The Microregion of Caraguatatuba (Microrregião de Caraguatatuba), often referred to as Litoral Norte (Northern Coastline), is a microregion in the easternmost coastal part of São Paulo State, Brazil. The microregion is bordered by the state of Rio de Janeiro to the east. It is a famous touristic destination, mainly because of the 160 beaches. According to IBGE, Caraguatatuba Microregion has a GDP of R$2,019,94,.048,00 and a population of 281,532 people spread over an area of 1,947.702 km², which means that the density is 144.5/km². The population increases considerably during the summer, because of the tourists.

== Municipalities ==
The microregion consists of the following municipalities:
- Caraguatatuba
- Ilhabela
- São Sebastião
- Ubatuba

== History ==
The first city to be settled was São Sebastião, in 1636. Ubatuba came next, in 1637, and then Ilhabela in 1805. Caraguatatuba was the last one, in 1857. However, the channel between Ilhabela and São Sebastião had already been sailed by the Portuguese in 1502.
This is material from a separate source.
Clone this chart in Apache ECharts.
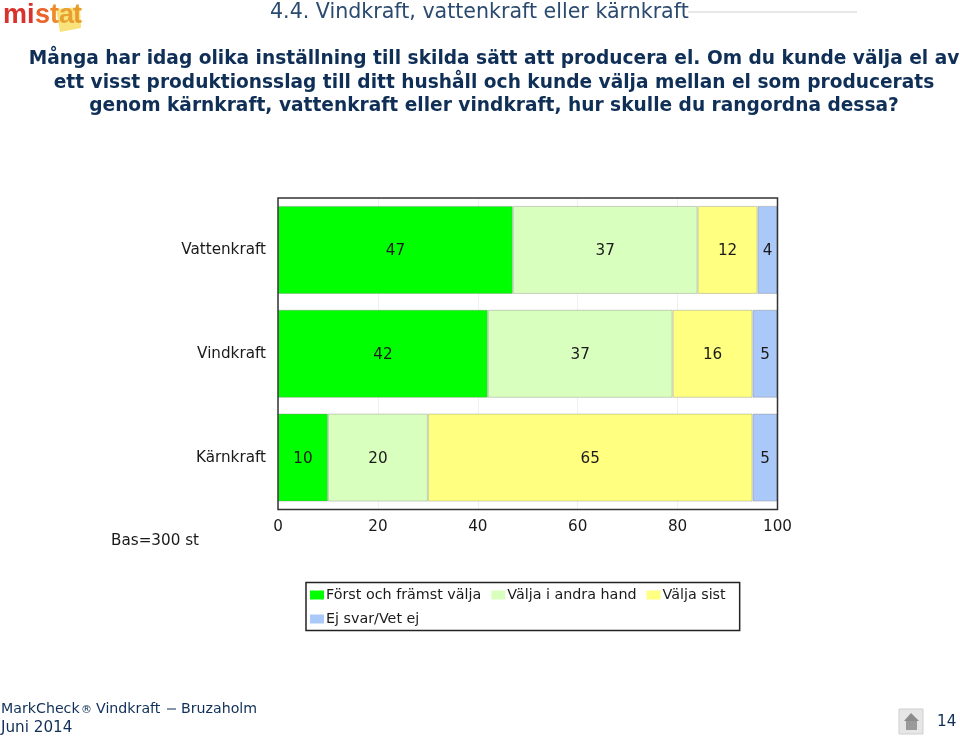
<!DOCTYPE html>
<html><head><meta charset="utf-8">
<style>html,body{margin:0;padding:0;background:#fff}#c{width:960px;height:738px}</style>
<script src="https://cdn.jsdelivr.net/npm/echarts@6/dist/echarts.min.js"></script>
</head><body><div id="c"></div>
<script>
const categories = ['Kärnkraft','Vindkraft','Vattenkraft'];
const ticks = [0,20,40,60,80,100];
const forst = [10,42,47];
const andra = [20,37,37];
const sist = [65,16,12];
const ejsvar = [5,5,4];
const seriesNames = ['Först och främst välja','Välja i andra hand','Välja sist','Ej svar/Vet ej'];
const colors = ['#00ff00','#d9ffbf','#ffff80','#aac8f8'];
const questionLines = ['Många har idag olika inställning till skilda sätt att producera el. Om du kunde välja el av','ett visst produktionsslag till ditt hushåll och kunde välja mellan el som producerats','genom kärnkraft, vattenkraft eller vindkraft, hur skulle du rangordna dessa?'];
const font = '"DejaVu Sans", Verdana, sans-serif';
const logoFont = '"Liberation Sans",sans-serif';
const ink = '#0f2f57';
const chart = echarts.init(document.getElementById('c'),null,{renderer:'canvas'});
const mk = (i,d)=>({name:seriesNames[i],type:'bar',stack:'a',data:d,barWidth:88,
  itemStyle:{color:colors[i],borderColor:'rgba(120,120,120,0.35)',borderWidth:1},
  label:{show:true,position:'inside',offset:[0,1],color:'#1a1a1a',fontFamily:font,fontSize:15.2},animation:false});
const txt=(x,y,t,s,c,w,a)=>({type:'text',x,y,style:{text:t,fontFamily:font,fontSize:s,fill:c||ink,fontWeight:w||'normal',align:a||'left',verticalAlign:'middle'}});
const logo=(x,t,c)=>({type:'text',x,y:16,z:2,style:{text:t,fontFamily:logoFont,fontSize:27,fontWeight:'bold',fill:c,verticalAlign:'middle'}});
chart.setOption({
  animation:false,
  grid:{left:278,right:182.5,top:198,height:311.5,show:true,z:3,borderColor:'#333',borderWidth:1.5,backgroundColor:'transparent'},
  xAxis:{type:'value',min:0,max:100,interval:20,
    axisLine:{show:false},axisTick:{show:false},
    splitLine:{show:true,lineStyle:{color:'#f0f0f0',width:1}},
    axisLabel:{margin:10,color:'#1a1a1a',fontFamily:font,fontSize:15.2,customValues:ticks,formatter:v=>String(v)}},
  yAxis:{type:'category',data:categories,axisLine:{show:false},axisTick:{show:false},
    axisLabel:{margin:12,padding:[2,0,0,0],color:'#1a1a1a',fontFamily:font,fontSize:15.2}},
  legend:{left:306,top:582.5,width:433,orient:'horizontal',padding:[5.5,14,4.5,4],itemGap:10,
    itemWidth:14,itemHeight:9,borderColor:'#222',borderWidth:1.5,backgroundColor:'#fff',
    icon:'rect',itemStyle:{borderWidth:0},textStyle:{fontFamily:font,fontSize:14.3,lineHeight:12,color:'#1a1a1a',padding:[0,0,0,-3]},
    data:seriesNames},
  series:[mk(0,forst),mk(1,andra),mk(2,sist),mk(3,ejsvar)],
  graphic:{elements:[
    {type:'polygon',shape:{points:[[56,9],[80,7],[81,28],[60,32]]},style:{fill:'#f9e27a'}},
    logo(3,'mi','#d8322e'),logo(35,'s','#e9652b'),logo(50,'t','#ef8a2a'),logo(59,'a','#e8a030'),logo(73,'t','#e89a2c'),
    txt(270,13,'4.4. Vindkraft, vattenkraft eller kärnkraft',20.6,'#2b4a6f'),
    {type:'line',shape:{x1:688,y1:12,x2:857,y2:12},style:{stroke:'#e8e8e8',lineWidth:2}},
    txt(494,59,questionLines[0],18.6,ink,'bold','center'),
    txt(494,83,questionLines[1],18.6,ink,'bold','center'),
    txt(494,106,questionLines[2],18.6,ink,'bold','center'),
    txt(111,541,'Bas=300 st',15.2,'#1a1a1a'),
    txt(1,709,'MarkCheck',14.2,ink),
    txt(81,710,'®',11,ink),
    txt(96,709,'Vindkraft',14.2,ink),
    {type:'line',shape:{x1:167,y1:709,x2:176,y2:709},style:{stroke:ink,lineWidth:1}},
    txt(181,709,'Bruzaholm',14.2,ink),
    txt(1,728,'Juni 2014',15.2,ink),
    txt(937,722,'14',15.2,ink),
    {type:'rect',shape:{x:899,y:709,width:24,height:25},style:{fill:'#e6e6e6',stroke:'#cfcfcf'}},
    {type:'polygon',shape:{points:[[904,721],[911,713],[919,721]]},style:{fill:'#8c8c8c'}},
    {type:'rect',shape:{x:906,y:721,width:11,height:9},style:{fill:'#9a9a9a'}}
  ]}
});
</script></body></html>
All four cities relied on agriculture and fishing as their main economic activities for most of the 17th, 18th and 19th centuries, whereas São Sebastião served as a major sugar cane, coffea and tobacco production site. In the second half of the 20th century, the cities started to receive several tourists, mostly from São Paulo and nearby cities. This made it possible for the region to make money out of tourism, via hotels, restaurants, handicraft stores and nightclubs.

== Geography ==
The Serra do Mar mountain range dominates the landscape of the microregion. Urbanization took place in the plains between the mountains and the sea. The highest point is the Pico de São Sebastião (Saint Sebastian's Peak), in Ilhabela, at 1378 m above sea level. The oceanic climate sets the temperatures around the region between 20 and 30 °C for most of the year. Rain falls moderately, but it falls more frequently particularly in Ubatuba, which is the reason for the city's nickname Ubachuva (lit. Ubarain).

== Transportation ==

=== Highways ===
The only road crossing all the microregion (except for the island municipality of Ilhabela) is the BR-101, which runs near the sea and serves as the main connection between the cities. São Sebastião is the only city not to have a connection to the countryside. Caraguatatuba is connected to São José dos Campos via the Tamoios Highway. From Ubatuba, it is possible to reach Taubaté via the Oswaldo Cruz Highway.

To reach Ilhabela, the island is only accessible via the ferry boats departing from São Sebastião. The crossing takes 15 minutes, although sometimes people must wait more than an hour to take the boat.

=== Air ===
Ubatuba Airport is the only one in the microregion. It operates from sunrise to sunset only, and it is used mainly for non-commercial flights. It has a single 930 m asphalt 09/27 runway.